Notice the grocery stores there are several, each serving a partially distinct clientele, and each one is a more accurate map of the community than any official document. Notice the churches and mosques, their proximity to each other, and the fact that this proximity appears to be managed through mutual indifference rather than conflict a form of coexistence that is neither celebrated nor tested, simply practised. Notice the languages in use in public space, and resist the impulse to catalogue them. Listen instead for the moments when two languages meet in a single transaction and both parties adjust without ceremony. That adjustment is the texture of Clarkston.
About
Seven miles east of Atlanta, the city stops being Atlanta. The highway gives way to surface streets, the glass towers recede in the rear-view mirror, and Clarkston arrives without announcement a modest grid of apartment complexes and small businesses and a main street that does not call attention to itself. You could drive through it in four minutes and register nothing unusual. Many people do.
What Clarkston holds is not visible from a moving car. It is audible, if you stop. It is present in the signage above the shops in Amharic, in Somali, in French, in Arabic, in English as a third or fourth language. It is in the specific geometry of a Friday afternoon when the mosque empties and the Ethiopian grocery is at its fullest and a group of teenagers speaking a Congolese dialect are sitting outside a convenience store that also sells injera and phone cards to Kigali. It is in the smell of a car park on a warm Georgia evening when four different cuisines are being carried home from four different shops within a hundred metres of each other.
Clarkston is frequently described in terms of what happened to it as a place that received, that absorbed, that processed.
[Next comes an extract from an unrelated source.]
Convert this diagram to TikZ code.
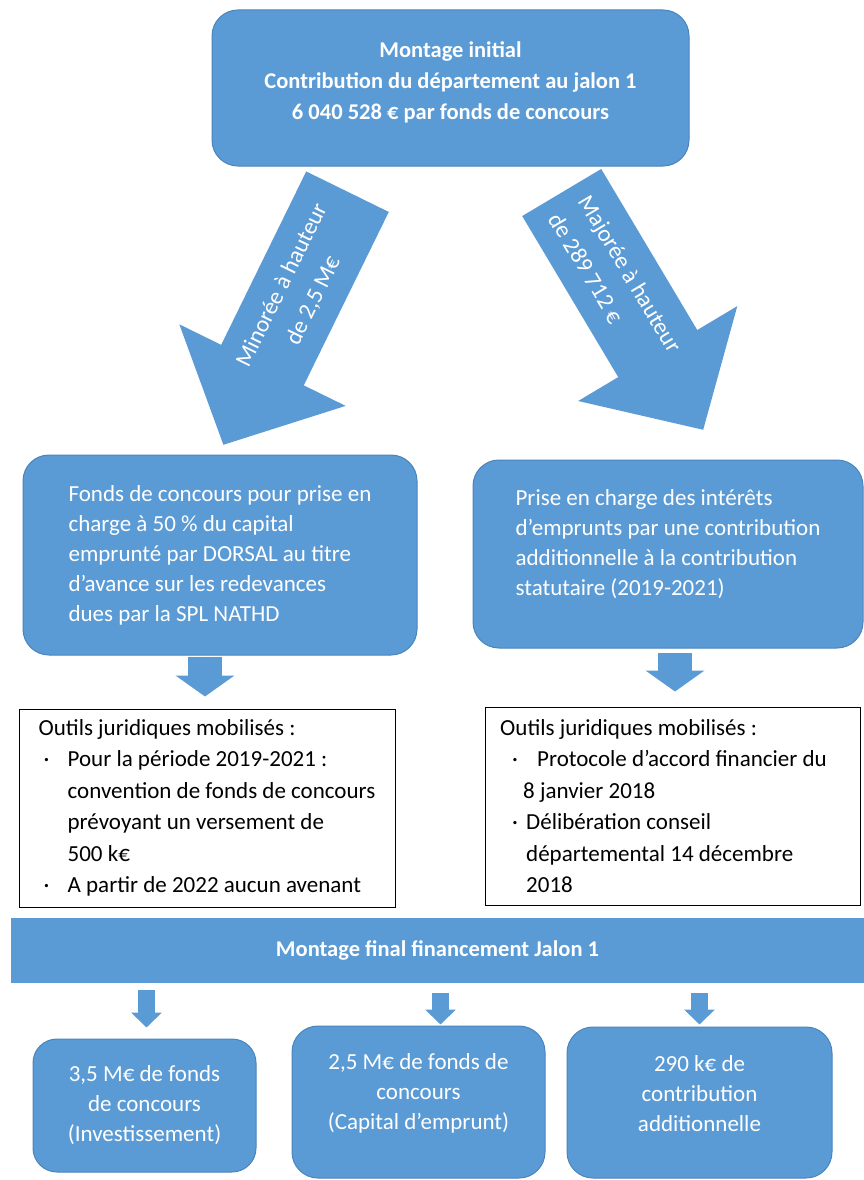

That framing belongs to another kind of writing. What this piece is concerned with is what Clarkston has become: a place where the African continent, in something close to its full diversity, has taken up residence in approximately one square mile of DeKalb County and proceeded to live not symbolically, not as a policy outcome, but as neighbours, as business owners, as school parents, as elders, as children who have known no other home.
This is not a small thing. It is, in its quiet and entirely untheatrical way, extraordinary.